Smith, C.  (1996).  How to Draw Trucks and Cars.

            Gareth Stevens Publishing:  Milwaukee, WI.

This book’s simplistic method of using circles, triangles and squares, along with basic colors, will pique children’s interest in vehicular design, automobile roles, and motion.  Nine fun automobiles are depicted, including a sedan, jeep moving van, and even a cement mixer.  This book can be displayed on the classroom bookshelf during first grade lessons on motion.

 

Stewart, D.  (1996).  Gift of the Sun.

This easily read African tale follows Thulani on his farm as he searches for the right way to create an outstanding farm, while still being able to bask in the sun’s warmth.  He finally discovers a plan that helps him achieve an abundant life on the farm – all thanks to the warmth and light from the sun he loved so much.  This would be a good story to read aloud before lessons that discuss heat and light.

 

Ward, A.  (1992).  Project Science:  Light and Color

            Franklin Watts, Inc.:  New York, NY.

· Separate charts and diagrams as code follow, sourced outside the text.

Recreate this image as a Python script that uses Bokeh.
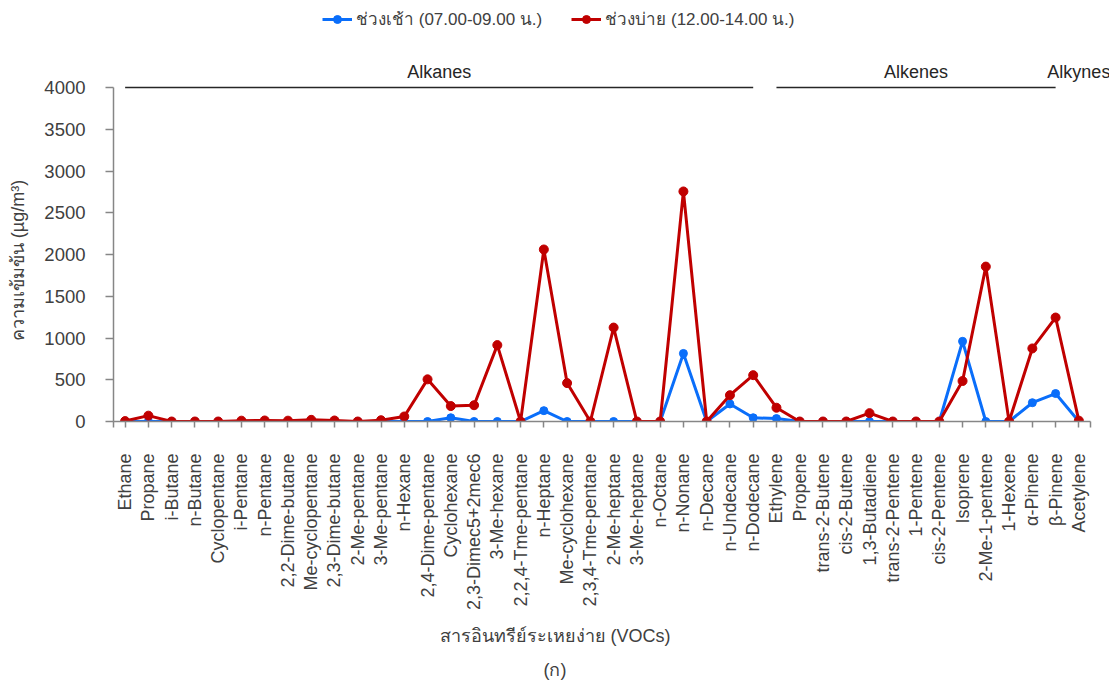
from bokeh.plotting import figure
from bokeh.models import (Range1d, FixedTicker, Legend, LegendItem, LinearAxis,
                          ColumnDataSource)
from bokeh.core.properties import value
from bokeh.embed import file_html
from bokeh.resources import INLINE
import math

# VOC species along the x axis
species = [
    "Ethane", "Propane", "i-Butane", "n-Butane", "Cyclopentane", "i-Pentane",
    "n-Pentane", "2,2-Dime-butane", "Me-cyclopentane", "2,3-Dime-butane",
    "2-Me-pentane", "3-Me-pentane", "n-Hexane", "2,4-Dime-pentane",
    "Cyclohexane", "2,3-Dimec5+2mec6", "3-Me-hexane", "2,2,4-Tme-pentane",
    "n-Heptane", "Me-cyclohexane", "2,3,4-Tme-pentane", "2-Me-heptane",
    "3-Me-heptane", "n-Octane", "n-Nonane", "n-Decane", "n-Undecane",
    "n-Dodecane", "Ethylene", "Propene", "trans-2-Butene", "cis-2-Butene",
    "1,3-Butadiene", "trans-2-Pentene", "1-Pentene", "cis-2-Pentene",
    "Isoprene", "2-Me-1-pentene", "1-Hexene", "α-Pinene", "β-Pinene",
    "Acetylene",
]

# Concentrations (µg/m3), morning 07.00-09.00
morning = [
    0, 0, 0, 0, 0, 0, 0, 0, 0, 0, 0, 0, 0, 0,
    45, 0, 0, 0, 130, 0, 0, 0, 0, 0, 815, 0, 210, 45,
    35, 0, 0, 0, 0, 0, 0, 0, 960, 0, 0, 225, 335,
    0,
]

# Concentrations (µg/m3), afternoon 12.00-14.00
afternoon = [
    5, 70, 0, 0, 0, 10, 12, 10, 20, 12, 0, 15, 60, 505,
    185, 195, 915, 0, 2060, 460, 0, 1125, 0, 0, 2755, 0, 315, 555,
    165, 0, 0, 0, 100, 0, 0, 0, 485, 1855, 0, 875, 1245,
    10,
]

# Compound groups: (name, number of species in the group)
groups = [("Alkanes", 28), ("Alkenes", 13), ("Alkynes", 1)]

y_ticks = [0, 500, 1000, 1500, 2000, 2500, 3000, 3500, 4000]

series_labels = ["ช่วงเช้า (07.00-09.00 น.)", "ช่วงบ่าย (12.00-14.00 น.)"]
x_title = "สารอินทรีย์ระเหยง่าย (VOCs)"
sub_title = "(ก)"
y_title = "ความเข้มข้น (µg/m³)"

FONT = "Liberation Sans"
TEXT = "#404040"
DARK = "#262626"
AXIS = "#868686"
BLUE = "#0A6EFA"
RED = "#C00000"

# page geometry (pixels)
W, H = 1109, 682
LEFT = 113          # left edge of the x axis
AXIS_RIGHT = 1090   # right end of the x axis
Y0, Y4000 = 421, 87  # page rows of 0 and 4000 on the value axis

n = len(species)
step = (AXIS_RIGHT - LEFT) / n            # pixels per category
x_end = n + 0.5 + (W - AXIS_RIGHT) / step  # frame runs to the page's right edge
y_end = y_ticks[-1] * Y0 / (Y0 - Y4000)    # frame runs to the page's top edge

xs = list(range(1, n + 1))

p = figure(width=W, height=H,
           x_range=Range1d(0.5, x_end), y_range=Range1d(0, y_end),
           output_backend="svg", toolbar_location=None,
           min_border_left=LEFT, min_border_right=0,
           min_border_top=0, min_border_bottom=H - Y0)
p.outline_line_color = None
p.xgrid.visible = False
p.ygrid.visible = False
p.background_fill_color = "white"
p.border_fill_color = "white"

# main axes (taken before any extra axis is added)
xa = p.xaxis[0]
ya = p.yaxis[0]

# ranges in page pixels, for titles placed on the page
p.extra_x_ranges = {"page": Range1d(LEFT, W)}
p.extra_y_ranges = {"pagey": Range1d(Y0, 0)}

src = ColumnDataSource(dict(x=xs, am=morning, pm=afternoon))

bl = p.line("x", "am", source=src, line_color=BLUE, line_width=3)
bs = p.scatter("x", "am", source=src, size=8, fill_color=BLUE, line_color=BLUE)
rl = p.line("x", "pm", source=src, line_color=RED, line_width=3)
rs = p.scatter("x", "pm", source=src, size=9, fill_color=RED, line_color=RED)

# group brackets and names along the 4000 line
starts, ends, centers, names = [], [], [], []
pos = 1
for name, cnt in groups:
    starts.append(pos)
    ends.append(pos + cnt - 1)
    centers.append(pos + (cnt - 1) / 2)
    names.append(name)
    pos += cnt
top = y_ticks[-1]
p.segment(x0=starts, y0=[top] * len(starts), x1=ends, y1=[top] * len(ends),
          line_color=DARK, line_width=1.5)
p.text(x=centers, y=[top] * len(centers), text=names, y_offset=-16,
       text_align="center", text_baseline="middle",
       text_font=value(FONT), text_font_size="18px", text_color=DARK)

# y axis
ya.ticker = FixedTicker(ticks=y_ticks)
ya.bounds = (0, y_ticks[-1])
ya.axis_line_color = AXIS
ya.axis_line_width = 1.5
ya.major_tick_line_color = AXIS
ya.major_tick_line_width = 1.5
ya.major_tick_in = 0
ya.major_tick_out = 8
ya.minor_tick_line_color = None
ya.major_label_standoff = 20
ya.major_label_text_font = FONT
ya.major_label_text_font_size = "18.5px"
ya.major_label_text_color = TEXT

# x axis
xa.ticker = FixedTicker(ticks=xs, minor_ticks=[0.5, n + 0.5])
xa.bounds = (0.5, n + 0.5)
xa.major_label_overrides = {x: s for x, s in zip(xs, species)}
xa.major_label_orientation = math.pi / 2
xa.axis_line_color = AXIS
xa.axis_line_width = 1.5
xa.major_tick_line_color = AXIS
xa.major_tick_line_width = 1.5
xa.major_tick_in = 0
xa.major_tick_out = 6
xa.minor_tick_line_color = AXIS
xa.minor_tick_line_width = 1.5
xa.minor_tick_in = 0
xa.minor_tick_out = 6
xa.major_label_standoff = 26
xa.major_label_text_font = FONT
xa.major_label_text_font_size = "18px"
xa.major_label_text_color = TEXT


def text_axis(ticks, labels, standoff, x_name=None, y_name=None,
              orientation="horizontal"):
    ax = LinearAxis(ticker=FixedTicker(ticks=ticks),
                    major_label_overrides=dict(zip(ticks, labels)),
                    major_label_orientation=orientation,
                    axis_line_color=None, major_tick_line_color=None,
                    minor_tick_line_color=None, major_label_standoff=standoff,
                    major_label_text_font=FONT, major_label_text_font_size="18px",
                    major_label_text_color=TEXT)
    if x_name:
        ax.x_range_name = x_name
    if y_name:
        ax.y_range_name = y_name
    return ax


# value-axis title, centred on the 0-4000 span
p.add_layout(text_axis([(Y0 + Y4000) / 2 + 6], [y_title], 8, y_name="pagey",
                       orientation="vertical"), "left")

# titles under the x axis, centred on the page
mid = W / 2
p.add_layout(text_axis([mid], [x_title], 6, x_name="page"), "below")
p.add_layout(text_axis([mid], [sub_title], 5, x_name="page"), "below")

legend = Legend(items=[LegendItem(label=series_labels[0], renderers=[bl, bs]),
                       LegendItem(label=series_labels[1], renderers=[rl, rs])],
                orientation="horizontal", location=(322 - LEFT, Y0 - 32),
                padding=0, margin=0, spacing=29, label_standoff=4,
                glyph_width=30, glyph_height=20, label_height=20,
                label_text_font=FONT, label_text_font_size="17px",
                label_text_color=TEXT, border_line_color=None,
                background_fill_alpha=0)
p.add_layout(legend)

open("out.html", "w").write(file_html(p, INLINE))
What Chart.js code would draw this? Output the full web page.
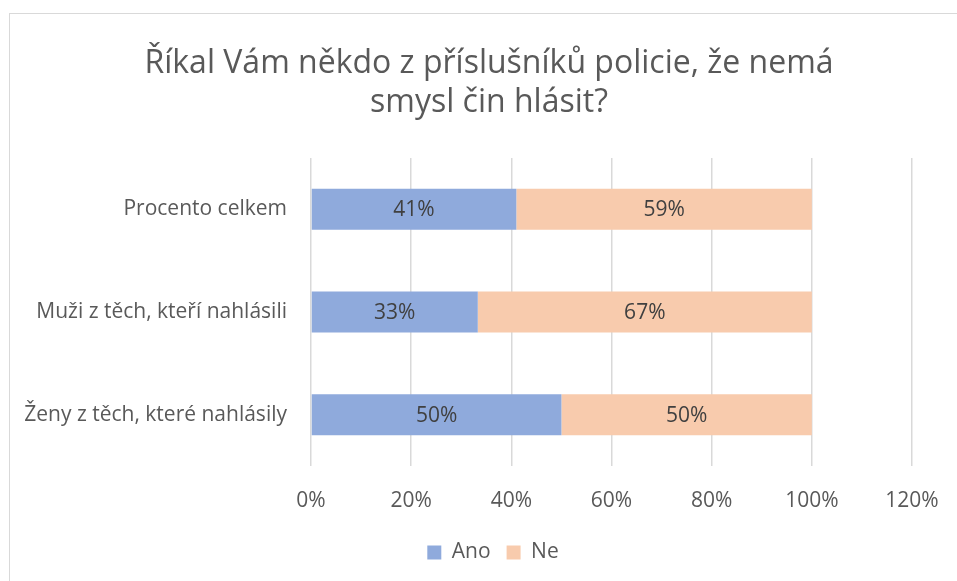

This activity book covers twelve areas of light science, including light waves, bending of light, color mixing, and lights in the sky.  Three to four simple projects are found in each area, as well as fun facts on why and how it all happens.  Making a water prism, exploring the moon’s light phases, and making shadow puppets are just a few of the activities that make this an excellent classroom activity resource for teachers.  Simple instructions and colorful illustrations make this a great learning center tool as well.

Wood, R.  (1989).  Physics for Kids:  49 Easy Experiments with Mechanics.

            Tab Books:  Blue Ridge Summit, PA.

This reference book provides numerous experiments that help young children learn about fluid and solid mechanics.  Making pulleys, pouring water through a handkerchief, and finding the center of gravity for a stack of books are just a few fun experiments included.  A few of the activities are not suggested for the youngest children as they involve the use of nails, hammers and razor blades.  The illustrations and activity information is gears towards an older audience, and at this stage should only be used as an activity reference for teachers.